[Saved entries]

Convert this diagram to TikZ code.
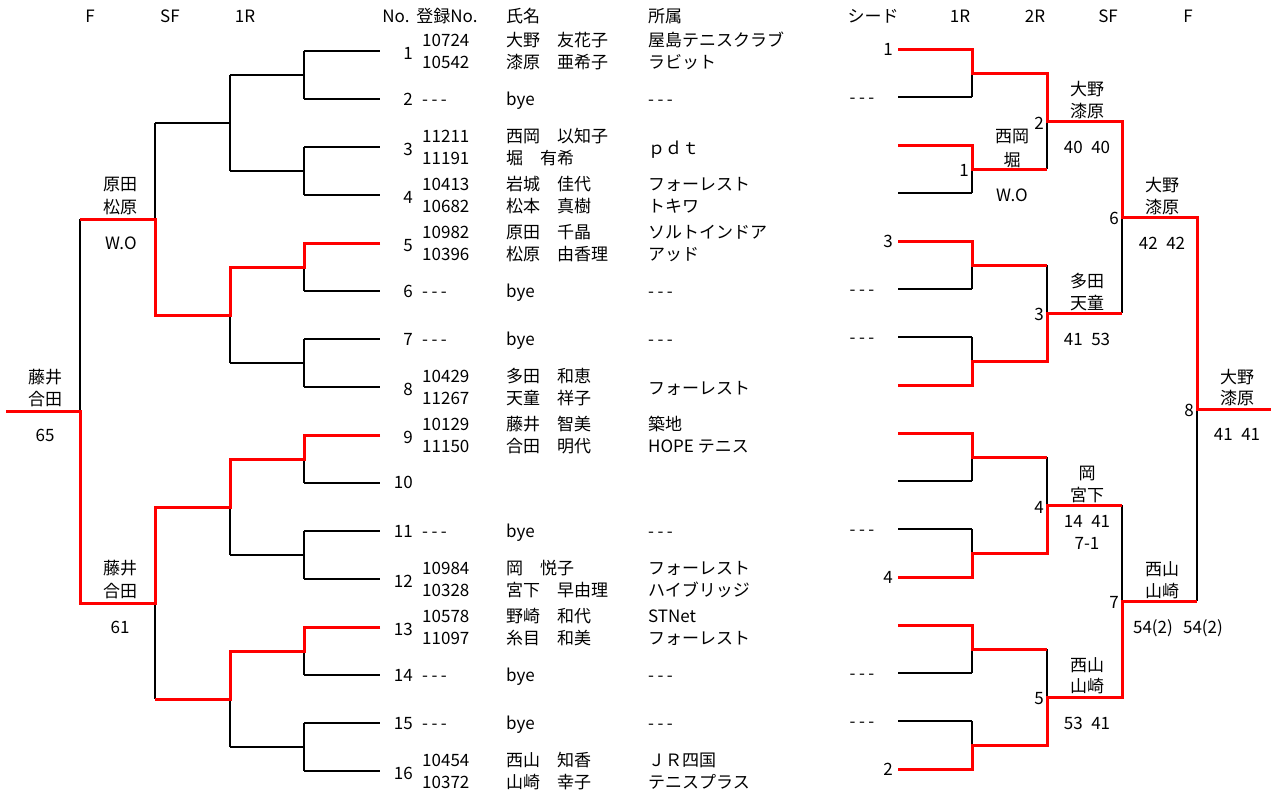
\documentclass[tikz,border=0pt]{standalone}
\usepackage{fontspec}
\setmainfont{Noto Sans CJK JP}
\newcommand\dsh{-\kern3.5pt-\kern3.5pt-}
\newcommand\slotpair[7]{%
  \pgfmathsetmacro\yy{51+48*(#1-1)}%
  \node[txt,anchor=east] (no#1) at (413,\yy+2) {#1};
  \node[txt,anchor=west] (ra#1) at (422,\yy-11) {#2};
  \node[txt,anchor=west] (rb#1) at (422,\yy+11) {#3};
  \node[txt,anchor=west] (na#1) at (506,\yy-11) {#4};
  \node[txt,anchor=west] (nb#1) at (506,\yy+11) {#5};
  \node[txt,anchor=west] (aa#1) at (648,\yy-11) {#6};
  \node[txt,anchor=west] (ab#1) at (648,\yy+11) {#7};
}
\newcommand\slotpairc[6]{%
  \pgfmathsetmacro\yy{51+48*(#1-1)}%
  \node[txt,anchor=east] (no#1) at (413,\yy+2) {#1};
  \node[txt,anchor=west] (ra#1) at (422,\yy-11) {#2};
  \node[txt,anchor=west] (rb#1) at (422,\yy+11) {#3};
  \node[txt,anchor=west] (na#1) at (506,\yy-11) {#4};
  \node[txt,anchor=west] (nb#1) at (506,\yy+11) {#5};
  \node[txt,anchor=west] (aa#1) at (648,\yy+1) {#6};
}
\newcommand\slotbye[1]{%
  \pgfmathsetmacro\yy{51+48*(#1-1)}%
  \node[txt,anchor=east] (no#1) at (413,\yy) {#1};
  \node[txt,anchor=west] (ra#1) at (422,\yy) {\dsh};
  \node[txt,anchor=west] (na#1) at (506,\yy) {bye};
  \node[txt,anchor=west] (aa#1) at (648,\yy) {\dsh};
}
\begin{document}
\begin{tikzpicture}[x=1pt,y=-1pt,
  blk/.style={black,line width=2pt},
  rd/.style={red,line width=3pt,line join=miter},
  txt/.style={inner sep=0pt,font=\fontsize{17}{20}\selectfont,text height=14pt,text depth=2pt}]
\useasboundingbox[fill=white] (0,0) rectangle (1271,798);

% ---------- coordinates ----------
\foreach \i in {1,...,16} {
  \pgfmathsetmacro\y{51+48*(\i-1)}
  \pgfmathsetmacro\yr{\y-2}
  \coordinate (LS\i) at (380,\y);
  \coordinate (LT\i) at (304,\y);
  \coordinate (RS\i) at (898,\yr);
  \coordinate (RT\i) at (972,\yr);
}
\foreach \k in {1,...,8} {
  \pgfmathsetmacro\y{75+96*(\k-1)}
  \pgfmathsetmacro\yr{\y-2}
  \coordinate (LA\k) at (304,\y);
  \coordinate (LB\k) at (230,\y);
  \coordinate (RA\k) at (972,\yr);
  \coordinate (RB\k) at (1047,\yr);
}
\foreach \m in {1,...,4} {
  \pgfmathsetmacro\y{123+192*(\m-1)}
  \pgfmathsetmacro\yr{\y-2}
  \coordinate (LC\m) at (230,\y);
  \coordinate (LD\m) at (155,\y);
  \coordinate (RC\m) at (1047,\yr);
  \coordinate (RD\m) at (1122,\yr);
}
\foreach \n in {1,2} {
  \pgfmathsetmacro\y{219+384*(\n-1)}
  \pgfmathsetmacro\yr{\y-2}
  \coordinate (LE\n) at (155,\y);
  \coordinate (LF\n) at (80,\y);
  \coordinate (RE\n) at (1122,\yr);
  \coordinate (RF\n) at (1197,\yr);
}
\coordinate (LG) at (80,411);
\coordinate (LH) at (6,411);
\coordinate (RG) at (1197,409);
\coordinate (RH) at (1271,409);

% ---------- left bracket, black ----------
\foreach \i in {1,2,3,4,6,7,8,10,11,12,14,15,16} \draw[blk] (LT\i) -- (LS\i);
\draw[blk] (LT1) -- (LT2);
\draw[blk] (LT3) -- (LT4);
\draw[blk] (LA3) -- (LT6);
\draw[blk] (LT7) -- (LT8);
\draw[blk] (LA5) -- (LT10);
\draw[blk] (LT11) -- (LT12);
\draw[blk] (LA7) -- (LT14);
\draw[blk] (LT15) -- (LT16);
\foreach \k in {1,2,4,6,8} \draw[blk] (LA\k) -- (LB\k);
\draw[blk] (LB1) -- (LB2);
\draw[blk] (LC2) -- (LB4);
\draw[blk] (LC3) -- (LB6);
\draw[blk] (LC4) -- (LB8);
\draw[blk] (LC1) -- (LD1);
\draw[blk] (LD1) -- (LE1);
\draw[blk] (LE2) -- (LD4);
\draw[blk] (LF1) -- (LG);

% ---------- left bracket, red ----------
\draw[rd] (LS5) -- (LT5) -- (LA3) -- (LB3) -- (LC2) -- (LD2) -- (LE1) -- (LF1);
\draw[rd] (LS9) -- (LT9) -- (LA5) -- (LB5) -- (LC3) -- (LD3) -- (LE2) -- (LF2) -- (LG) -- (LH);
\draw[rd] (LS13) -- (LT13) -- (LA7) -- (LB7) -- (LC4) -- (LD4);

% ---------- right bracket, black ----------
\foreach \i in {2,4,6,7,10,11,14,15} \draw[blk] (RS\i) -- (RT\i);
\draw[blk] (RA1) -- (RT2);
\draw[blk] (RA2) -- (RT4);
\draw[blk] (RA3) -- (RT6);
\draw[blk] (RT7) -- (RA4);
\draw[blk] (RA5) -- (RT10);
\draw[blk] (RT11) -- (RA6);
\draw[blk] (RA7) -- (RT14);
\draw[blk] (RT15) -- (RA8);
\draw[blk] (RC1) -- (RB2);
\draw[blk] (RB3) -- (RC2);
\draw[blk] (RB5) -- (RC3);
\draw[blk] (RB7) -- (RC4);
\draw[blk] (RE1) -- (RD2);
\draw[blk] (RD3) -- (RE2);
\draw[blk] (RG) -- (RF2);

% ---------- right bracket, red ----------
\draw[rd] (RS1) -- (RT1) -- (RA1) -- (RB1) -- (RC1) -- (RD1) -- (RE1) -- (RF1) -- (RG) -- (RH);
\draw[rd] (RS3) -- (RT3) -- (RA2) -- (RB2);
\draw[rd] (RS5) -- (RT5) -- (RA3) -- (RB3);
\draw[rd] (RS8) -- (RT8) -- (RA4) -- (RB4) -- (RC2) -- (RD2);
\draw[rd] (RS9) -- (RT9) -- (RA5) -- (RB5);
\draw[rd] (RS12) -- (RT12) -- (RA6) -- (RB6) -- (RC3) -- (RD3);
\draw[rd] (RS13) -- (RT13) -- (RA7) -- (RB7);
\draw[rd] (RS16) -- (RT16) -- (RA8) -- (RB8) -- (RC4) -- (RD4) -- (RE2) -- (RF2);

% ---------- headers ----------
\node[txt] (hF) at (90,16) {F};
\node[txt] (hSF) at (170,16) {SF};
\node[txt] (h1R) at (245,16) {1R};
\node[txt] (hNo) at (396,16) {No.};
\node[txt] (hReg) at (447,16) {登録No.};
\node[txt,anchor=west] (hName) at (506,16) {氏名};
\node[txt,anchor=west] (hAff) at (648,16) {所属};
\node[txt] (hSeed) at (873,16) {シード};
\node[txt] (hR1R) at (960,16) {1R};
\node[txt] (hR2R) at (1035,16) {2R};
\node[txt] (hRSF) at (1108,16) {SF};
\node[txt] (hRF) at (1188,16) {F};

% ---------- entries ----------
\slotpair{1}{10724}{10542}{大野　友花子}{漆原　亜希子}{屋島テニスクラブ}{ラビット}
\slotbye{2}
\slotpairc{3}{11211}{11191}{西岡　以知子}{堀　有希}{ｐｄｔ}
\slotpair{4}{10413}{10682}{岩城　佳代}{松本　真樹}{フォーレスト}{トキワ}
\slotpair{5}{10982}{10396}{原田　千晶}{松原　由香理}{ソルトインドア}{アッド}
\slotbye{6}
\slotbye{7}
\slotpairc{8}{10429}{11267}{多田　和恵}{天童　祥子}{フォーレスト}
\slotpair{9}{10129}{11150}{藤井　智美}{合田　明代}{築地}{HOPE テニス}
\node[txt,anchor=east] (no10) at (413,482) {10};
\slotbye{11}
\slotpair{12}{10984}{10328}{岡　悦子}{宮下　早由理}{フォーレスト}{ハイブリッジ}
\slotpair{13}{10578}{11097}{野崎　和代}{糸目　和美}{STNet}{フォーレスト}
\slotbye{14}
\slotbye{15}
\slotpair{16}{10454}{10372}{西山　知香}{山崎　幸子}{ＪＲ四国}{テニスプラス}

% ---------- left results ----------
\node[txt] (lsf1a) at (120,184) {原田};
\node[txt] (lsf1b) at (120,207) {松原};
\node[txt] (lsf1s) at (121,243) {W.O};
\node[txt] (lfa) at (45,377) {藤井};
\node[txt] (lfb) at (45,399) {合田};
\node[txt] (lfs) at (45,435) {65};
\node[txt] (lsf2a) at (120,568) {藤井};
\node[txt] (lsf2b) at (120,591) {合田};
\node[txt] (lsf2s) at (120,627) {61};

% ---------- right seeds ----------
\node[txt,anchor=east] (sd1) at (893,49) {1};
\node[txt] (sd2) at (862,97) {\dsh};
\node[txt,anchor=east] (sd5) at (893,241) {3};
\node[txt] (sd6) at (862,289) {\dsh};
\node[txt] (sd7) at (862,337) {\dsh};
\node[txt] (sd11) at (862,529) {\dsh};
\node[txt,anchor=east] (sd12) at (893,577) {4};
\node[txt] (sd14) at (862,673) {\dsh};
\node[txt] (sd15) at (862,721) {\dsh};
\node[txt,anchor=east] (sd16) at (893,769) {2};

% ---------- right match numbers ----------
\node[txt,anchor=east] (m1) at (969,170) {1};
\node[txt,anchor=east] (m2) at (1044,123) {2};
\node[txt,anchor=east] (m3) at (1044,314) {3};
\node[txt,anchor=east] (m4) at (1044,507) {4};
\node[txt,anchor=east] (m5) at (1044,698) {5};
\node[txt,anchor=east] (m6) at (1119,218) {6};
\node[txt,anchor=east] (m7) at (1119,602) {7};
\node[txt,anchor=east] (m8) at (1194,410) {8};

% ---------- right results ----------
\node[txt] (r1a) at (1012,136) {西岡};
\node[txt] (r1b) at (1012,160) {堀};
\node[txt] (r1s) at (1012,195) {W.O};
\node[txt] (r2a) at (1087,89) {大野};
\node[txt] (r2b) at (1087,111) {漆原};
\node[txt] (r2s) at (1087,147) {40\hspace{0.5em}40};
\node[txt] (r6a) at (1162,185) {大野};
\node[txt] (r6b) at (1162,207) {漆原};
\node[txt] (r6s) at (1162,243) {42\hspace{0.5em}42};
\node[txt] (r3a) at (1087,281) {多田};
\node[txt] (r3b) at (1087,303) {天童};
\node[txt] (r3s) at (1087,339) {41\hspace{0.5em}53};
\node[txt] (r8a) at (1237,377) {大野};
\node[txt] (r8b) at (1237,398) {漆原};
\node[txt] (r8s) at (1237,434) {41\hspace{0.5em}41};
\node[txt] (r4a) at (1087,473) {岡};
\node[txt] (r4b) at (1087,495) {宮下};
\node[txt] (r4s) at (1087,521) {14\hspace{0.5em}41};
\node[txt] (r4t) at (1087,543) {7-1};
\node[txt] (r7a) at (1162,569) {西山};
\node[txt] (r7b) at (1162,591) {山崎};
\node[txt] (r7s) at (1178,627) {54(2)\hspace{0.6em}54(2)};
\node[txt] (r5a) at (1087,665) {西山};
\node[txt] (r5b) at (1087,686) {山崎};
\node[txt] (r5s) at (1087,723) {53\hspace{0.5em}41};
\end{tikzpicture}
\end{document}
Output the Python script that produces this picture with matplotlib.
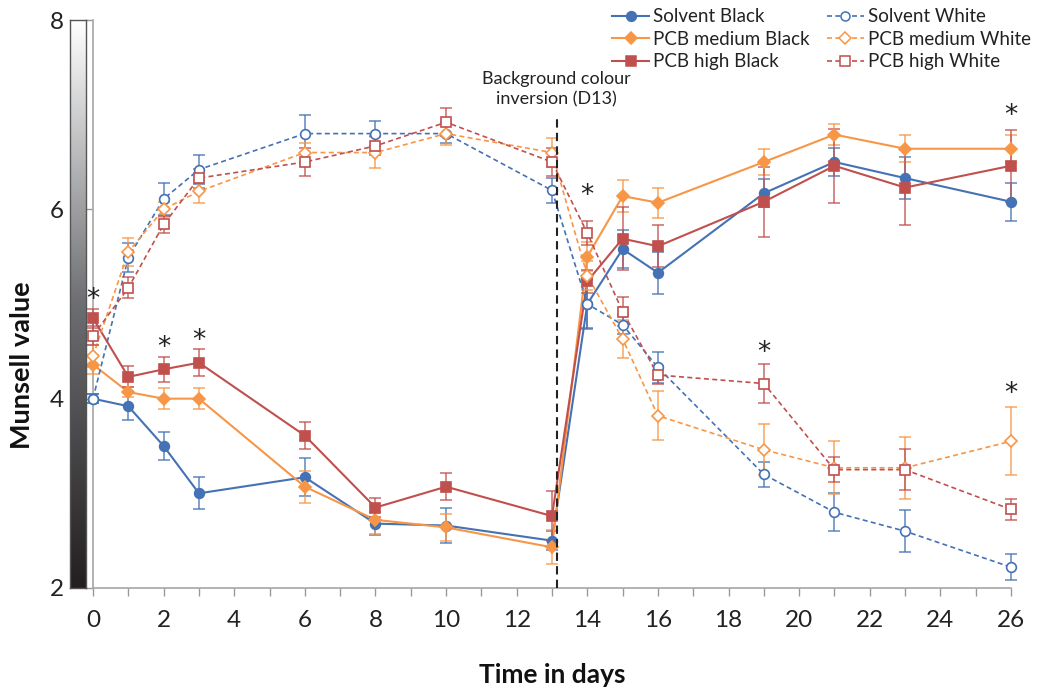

Written instruction >> Write down every line of the data above that includes the string "this".

Expected answer >>
Convert this diagram to TikZ code.
Output the Python script that produces this picture with matplotlib.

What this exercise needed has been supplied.